** Problem to work on **
Extract, exactly, the lines from the line containing "Write the Plotly code for this chart." to the line containing "return 1 - (y - T) / (H - T - B)", with both lines included and any pictures left out.

Entries with chart source code
########################################
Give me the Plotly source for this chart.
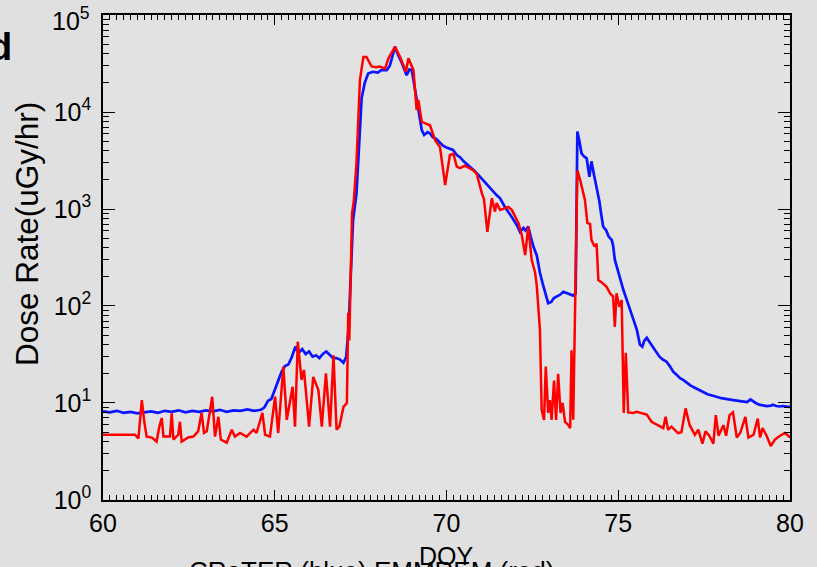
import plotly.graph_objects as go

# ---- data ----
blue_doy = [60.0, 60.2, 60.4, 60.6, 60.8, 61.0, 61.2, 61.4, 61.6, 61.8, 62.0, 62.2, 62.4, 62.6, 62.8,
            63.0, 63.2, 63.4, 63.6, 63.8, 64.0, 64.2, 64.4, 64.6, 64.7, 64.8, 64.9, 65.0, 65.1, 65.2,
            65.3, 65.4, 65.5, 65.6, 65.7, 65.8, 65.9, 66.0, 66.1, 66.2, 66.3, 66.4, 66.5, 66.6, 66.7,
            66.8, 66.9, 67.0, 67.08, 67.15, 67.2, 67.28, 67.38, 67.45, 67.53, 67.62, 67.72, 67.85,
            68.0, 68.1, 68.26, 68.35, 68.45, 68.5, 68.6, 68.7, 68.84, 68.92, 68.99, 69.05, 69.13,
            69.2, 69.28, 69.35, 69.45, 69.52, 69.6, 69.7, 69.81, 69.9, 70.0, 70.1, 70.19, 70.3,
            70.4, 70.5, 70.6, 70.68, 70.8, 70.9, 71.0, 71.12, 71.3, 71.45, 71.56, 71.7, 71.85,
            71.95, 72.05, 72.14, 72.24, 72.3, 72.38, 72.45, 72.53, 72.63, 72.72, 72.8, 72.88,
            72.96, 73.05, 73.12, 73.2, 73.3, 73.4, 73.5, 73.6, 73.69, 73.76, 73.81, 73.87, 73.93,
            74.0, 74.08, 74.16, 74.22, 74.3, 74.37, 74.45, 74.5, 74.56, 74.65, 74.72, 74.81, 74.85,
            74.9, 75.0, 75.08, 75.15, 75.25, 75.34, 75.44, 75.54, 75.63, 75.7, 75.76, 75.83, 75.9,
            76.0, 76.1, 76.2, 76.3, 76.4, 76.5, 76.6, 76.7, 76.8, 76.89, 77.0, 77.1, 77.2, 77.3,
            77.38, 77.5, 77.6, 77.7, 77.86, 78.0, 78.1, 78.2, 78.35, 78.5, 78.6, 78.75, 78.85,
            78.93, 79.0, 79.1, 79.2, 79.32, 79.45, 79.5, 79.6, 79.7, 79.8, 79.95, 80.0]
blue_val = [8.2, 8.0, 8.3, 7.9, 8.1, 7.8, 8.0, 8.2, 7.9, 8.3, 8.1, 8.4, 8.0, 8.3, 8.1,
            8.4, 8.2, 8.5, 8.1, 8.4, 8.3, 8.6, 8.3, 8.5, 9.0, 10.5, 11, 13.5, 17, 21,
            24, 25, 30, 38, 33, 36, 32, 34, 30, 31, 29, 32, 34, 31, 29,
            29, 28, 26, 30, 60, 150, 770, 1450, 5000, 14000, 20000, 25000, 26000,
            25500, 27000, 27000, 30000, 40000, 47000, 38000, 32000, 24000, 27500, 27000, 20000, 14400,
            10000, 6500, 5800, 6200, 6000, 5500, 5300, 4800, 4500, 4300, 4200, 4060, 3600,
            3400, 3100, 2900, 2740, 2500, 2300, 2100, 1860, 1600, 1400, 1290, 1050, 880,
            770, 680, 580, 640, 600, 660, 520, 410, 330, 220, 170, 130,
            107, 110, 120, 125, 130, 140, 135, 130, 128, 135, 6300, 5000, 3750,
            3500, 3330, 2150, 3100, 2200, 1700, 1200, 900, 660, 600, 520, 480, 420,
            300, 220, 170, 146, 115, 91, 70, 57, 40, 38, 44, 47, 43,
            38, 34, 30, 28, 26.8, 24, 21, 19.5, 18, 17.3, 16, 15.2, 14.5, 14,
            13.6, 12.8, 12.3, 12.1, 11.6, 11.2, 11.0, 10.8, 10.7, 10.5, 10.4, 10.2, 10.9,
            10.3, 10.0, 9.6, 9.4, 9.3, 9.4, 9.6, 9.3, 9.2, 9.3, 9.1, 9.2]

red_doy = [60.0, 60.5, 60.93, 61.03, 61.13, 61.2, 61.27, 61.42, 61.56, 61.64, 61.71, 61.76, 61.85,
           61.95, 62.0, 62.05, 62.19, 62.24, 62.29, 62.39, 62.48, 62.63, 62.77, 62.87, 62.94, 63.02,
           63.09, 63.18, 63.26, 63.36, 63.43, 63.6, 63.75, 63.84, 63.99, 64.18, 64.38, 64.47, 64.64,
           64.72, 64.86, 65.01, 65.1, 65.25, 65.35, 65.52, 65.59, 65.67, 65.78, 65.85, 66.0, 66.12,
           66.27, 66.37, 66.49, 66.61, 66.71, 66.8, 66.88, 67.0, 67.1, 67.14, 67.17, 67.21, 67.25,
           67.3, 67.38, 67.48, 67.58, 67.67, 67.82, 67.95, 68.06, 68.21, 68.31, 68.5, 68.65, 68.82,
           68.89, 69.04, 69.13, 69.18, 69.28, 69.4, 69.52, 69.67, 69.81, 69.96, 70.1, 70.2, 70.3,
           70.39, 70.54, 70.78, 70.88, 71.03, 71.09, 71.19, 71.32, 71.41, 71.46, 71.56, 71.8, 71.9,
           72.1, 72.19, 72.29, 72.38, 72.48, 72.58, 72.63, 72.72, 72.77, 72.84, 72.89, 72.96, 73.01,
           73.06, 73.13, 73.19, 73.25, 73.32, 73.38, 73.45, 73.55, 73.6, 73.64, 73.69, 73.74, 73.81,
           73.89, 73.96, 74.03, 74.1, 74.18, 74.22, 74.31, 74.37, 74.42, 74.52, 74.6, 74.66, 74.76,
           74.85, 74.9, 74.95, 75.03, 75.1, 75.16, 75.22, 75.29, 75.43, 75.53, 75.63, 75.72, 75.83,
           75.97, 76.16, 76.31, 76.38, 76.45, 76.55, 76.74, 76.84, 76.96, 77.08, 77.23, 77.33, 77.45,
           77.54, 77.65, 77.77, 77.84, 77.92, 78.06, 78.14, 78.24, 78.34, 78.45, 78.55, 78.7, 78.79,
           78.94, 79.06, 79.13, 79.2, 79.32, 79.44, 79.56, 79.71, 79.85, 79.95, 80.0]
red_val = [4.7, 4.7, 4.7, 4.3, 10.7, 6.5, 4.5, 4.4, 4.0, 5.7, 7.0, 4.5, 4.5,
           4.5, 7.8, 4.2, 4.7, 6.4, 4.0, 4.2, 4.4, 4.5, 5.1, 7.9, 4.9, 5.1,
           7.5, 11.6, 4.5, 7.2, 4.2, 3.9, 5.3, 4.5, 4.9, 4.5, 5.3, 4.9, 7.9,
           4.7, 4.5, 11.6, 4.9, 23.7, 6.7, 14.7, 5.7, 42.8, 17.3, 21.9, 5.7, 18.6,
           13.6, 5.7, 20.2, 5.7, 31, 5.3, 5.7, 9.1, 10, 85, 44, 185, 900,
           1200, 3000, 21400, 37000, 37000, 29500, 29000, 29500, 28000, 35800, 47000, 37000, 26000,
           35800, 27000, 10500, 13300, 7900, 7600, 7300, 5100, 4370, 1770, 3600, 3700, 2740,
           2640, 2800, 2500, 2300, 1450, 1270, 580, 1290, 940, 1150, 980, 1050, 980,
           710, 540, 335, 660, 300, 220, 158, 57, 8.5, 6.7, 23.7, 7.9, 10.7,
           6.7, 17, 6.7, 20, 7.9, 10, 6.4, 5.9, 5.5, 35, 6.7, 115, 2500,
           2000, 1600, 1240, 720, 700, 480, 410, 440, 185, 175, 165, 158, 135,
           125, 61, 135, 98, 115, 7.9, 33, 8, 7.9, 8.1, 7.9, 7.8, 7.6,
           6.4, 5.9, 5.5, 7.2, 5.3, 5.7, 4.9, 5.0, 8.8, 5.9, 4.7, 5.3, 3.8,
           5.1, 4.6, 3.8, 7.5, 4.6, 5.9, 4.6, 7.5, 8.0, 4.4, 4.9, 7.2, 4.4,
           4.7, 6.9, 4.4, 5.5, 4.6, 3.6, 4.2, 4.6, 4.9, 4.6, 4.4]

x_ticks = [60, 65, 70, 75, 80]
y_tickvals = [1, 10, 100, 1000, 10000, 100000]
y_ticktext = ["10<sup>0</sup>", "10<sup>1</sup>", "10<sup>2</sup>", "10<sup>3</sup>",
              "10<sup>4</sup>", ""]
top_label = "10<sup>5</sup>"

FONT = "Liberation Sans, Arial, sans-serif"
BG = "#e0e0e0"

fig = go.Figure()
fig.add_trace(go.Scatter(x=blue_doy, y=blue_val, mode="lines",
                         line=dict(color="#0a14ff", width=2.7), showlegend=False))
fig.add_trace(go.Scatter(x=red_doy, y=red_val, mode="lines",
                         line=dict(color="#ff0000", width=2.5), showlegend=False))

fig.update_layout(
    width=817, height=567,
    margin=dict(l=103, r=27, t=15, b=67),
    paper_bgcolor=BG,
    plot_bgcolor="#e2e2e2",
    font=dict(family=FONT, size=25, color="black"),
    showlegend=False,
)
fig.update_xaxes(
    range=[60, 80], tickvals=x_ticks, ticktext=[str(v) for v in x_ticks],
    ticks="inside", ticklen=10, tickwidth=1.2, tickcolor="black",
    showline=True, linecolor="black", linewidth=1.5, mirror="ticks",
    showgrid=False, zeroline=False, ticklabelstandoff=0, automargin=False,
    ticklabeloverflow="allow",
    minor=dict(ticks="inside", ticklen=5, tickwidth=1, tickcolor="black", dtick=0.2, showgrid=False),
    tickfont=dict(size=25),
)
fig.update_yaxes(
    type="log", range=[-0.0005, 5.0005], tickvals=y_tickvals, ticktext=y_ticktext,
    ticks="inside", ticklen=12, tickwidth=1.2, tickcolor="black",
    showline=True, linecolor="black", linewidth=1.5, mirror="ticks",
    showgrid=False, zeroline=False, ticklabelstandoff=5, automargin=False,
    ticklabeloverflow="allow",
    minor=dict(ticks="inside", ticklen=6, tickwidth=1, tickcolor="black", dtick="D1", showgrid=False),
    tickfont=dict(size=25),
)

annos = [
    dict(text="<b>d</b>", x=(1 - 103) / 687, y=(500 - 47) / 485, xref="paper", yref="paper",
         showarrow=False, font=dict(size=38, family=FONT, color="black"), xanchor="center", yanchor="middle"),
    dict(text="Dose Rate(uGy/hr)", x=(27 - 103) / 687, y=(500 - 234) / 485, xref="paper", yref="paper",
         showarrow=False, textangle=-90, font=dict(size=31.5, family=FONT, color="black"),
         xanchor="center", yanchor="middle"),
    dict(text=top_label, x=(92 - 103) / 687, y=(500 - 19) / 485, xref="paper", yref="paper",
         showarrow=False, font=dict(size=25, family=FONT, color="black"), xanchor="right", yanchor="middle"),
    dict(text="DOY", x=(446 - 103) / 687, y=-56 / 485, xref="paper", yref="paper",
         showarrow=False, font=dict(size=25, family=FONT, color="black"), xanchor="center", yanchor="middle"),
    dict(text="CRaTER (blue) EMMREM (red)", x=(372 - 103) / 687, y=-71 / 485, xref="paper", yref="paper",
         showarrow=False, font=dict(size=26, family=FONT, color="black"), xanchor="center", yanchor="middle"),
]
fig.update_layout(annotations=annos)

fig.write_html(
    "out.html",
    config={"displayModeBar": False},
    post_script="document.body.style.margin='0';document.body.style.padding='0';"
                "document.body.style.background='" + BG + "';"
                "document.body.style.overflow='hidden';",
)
########################################
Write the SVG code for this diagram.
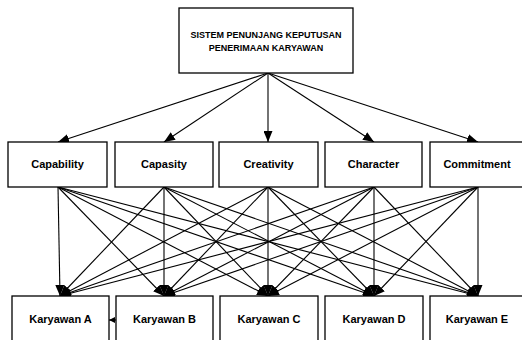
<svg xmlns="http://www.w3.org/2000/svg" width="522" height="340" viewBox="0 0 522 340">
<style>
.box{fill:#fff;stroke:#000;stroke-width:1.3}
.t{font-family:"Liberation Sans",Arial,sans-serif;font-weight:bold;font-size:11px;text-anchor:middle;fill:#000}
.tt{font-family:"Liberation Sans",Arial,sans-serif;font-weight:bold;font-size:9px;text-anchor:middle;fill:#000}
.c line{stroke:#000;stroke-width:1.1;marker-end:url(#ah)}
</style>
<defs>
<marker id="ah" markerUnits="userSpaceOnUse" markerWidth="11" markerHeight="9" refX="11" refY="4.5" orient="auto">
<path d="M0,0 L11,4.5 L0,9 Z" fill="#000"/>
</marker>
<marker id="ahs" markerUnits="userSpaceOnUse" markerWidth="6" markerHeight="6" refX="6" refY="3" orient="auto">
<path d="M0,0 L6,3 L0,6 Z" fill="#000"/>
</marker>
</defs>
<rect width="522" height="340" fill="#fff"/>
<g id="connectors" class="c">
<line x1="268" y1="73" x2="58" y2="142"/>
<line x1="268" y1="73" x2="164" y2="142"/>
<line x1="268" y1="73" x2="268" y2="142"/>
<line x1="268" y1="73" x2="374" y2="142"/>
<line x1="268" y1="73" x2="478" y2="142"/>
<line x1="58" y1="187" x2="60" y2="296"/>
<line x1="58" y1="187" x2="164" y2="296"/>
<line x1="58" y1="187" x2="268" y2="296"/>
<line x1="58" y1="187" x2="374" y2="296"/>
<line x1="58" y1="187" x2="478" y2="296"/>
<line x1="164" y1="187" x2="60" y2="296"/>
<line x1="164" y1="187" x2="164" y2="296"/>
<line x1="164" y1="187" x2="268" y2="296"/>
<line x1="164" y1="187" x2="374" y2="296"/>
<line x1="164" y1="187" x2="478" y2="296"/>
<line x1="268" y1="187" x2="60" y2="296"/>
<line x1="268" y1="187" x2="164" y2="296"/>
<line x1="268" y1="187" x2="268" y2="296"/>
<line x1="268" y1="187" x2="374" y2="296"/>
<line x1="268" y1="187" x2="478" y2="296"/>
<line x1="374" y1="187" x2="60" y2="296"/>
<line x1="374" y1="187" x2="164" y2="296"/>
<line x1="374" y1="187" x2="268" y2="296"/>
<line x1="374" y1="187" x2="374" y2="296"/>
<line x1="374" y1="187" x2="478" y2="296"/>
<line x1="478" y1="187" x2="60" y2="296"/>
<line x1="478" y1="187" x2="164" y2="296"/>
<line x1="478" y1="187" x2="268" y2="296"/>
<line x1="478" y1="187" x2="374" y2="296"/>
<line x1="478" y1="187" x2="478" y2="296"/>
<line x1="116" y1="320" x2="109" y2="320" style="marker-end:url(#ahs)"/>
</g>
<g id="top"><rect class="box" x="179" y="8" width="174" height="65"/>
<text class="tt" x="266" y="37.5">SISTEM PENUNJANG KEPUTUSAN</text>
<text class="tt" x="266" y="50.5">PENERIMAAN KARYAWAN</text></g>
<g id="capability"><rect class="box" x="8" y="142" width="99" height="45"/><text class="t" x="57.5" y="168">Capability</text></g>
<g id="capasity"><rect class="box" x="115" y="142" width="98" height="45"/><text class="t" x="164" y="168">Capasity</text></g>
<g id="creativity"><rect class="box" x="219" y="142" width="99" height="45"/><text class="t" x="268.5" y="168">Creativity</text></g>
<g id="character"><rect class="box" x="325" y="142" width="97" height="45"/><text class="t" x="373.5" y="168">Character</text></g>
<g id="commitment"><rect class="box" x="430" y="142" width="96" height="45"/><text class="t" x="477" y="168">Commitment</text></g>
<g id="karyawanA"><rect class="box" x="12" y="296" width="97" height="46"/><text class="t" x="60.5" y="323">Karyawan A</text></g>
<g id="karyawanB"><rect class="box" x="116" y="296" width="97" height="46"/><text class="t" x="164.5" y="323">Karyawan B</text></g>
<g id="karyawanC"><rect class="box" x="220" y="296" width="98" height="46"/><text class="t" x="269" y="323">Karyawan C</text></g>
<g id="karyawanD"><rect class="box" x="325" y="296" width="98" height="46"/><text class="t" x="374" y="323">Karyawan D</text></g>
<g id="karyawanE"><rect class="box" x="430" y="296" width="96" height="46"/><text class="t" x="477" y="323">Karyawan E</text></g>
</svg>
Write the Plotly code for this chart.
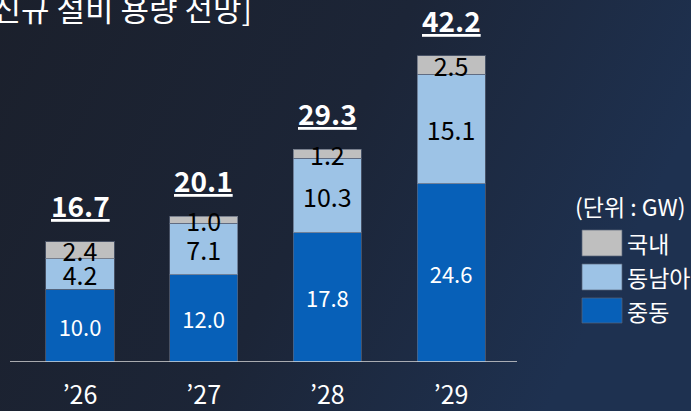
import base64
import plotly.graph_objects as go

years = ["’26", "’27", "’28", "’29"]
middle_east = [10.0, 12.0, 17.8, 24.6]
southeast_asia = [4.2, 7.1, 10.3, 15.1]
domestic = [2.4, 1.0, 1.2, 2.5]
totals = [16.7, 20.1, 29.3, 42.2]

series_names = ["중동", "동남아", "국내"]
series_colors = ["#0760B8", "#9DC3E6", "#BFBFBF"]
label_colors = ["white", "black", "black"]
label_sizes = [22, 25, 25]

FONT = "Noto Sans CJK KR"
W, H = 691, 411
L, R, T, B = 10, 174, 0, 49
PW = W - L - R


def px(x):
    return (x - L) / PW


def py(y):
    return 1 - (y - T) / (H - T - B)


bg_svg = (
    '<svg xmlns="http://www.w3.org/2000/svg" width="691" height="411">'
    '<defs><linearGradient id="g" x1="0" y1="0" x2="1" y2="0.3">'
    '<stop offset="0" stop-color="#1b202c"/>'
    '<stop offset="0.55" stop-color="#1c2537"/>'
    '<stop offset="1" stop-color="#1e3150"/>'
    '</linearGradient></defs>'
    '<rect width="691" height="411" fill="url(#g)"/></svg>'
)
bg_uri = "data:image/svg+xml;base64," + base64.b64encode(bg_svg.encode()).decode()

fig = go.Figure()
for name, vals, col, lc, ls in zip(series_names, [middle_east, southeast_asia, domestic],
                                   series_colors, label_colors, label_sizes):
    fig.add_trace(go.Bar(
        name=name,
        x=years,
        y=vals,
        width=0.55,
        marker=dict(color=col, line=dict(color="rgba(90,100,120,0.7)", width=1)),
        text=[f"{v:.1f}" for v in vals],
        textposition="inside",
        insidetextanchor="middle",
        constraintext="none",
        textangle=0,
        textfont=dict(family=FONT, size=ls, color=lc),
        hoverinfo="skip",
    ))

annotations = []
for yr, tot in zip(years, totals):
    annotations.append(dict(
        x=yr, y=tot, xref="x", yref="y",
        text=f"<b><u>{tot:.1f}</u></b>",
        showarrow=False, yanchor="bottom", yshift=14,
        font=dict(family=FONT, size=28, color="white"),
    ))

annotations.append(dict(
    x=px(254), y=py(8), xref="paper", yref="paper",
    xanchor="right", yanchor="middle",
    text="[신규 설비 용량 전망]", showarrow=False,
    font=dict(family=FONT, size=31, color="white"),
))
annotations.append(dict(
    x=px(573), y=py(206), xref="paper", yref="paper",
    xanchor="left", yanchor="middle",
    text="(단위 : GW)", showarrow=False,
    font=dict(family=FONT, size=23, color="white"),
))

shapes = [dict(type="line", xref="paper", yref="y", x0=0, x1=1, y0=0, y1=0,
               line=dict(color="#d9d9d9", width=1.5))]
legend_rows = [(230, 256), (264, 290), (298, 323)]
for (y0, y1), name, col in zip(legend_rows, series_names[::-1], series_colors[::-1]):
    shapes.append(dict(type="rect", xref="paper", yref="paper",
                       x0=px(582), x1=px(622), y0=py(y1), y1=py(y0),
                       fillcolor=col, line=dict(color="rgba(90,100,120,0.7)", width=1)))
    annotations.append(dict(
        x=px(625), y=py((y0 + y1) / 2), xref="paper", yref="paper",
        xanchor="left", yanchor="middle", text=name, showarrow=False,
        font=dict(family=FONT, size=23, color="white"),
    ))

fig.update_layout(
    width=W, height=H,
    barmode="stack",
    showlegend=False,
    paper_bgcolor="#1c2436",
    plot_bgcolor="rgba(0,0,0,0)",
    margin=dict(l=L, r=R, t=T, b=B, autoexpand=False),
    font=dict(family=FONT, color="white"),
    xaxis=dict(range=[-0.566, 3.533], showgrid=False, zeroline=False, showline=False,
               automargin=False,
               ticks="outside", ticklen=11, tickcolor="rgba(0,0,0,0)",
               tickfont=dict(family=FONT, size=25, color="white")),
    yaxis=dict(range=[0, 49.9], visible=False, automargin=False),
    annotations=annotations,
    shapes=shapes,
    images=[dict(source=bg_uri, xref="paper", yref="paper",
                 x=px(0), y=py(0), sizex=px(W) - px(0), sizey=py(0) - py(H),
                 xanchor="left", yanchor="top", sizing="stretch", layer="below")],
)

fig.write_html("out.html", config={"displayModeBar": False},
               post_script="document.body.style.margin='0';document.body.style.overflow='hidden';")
########################################
** Response to this task **
Write the Plotly code for this chart.
import base64
import plotly.graph_objects as go

years = ["’26", "’27", "’28", "’29"]
middle_east = [10.0, 12.0, 17.8, 24.6]
southeast_asia = [4.2, 7.1, 10.3, 15.1]
domestic = [2.4, 1.0, 1.2, 2.5]
totals = [16.7, 20.1, 29.3, 42.2]

series_names = ["중동", "동남아", "국내"]
series_colors = ["#0760B8", "#9DC3E6", "#BFBFBF"]
label_colors = ["white", "black", "black"]
label_sizes = [22, 25, 25]

FONT = "Noto Sans CJK KR"
W, H = 691, 411
L, R, T, B = 10, 174, 0, 49
PW = W - L - R


def px(x):
    return (x - L) / PW


def py(y):
    return 1 - (y - T) / (H - T - B)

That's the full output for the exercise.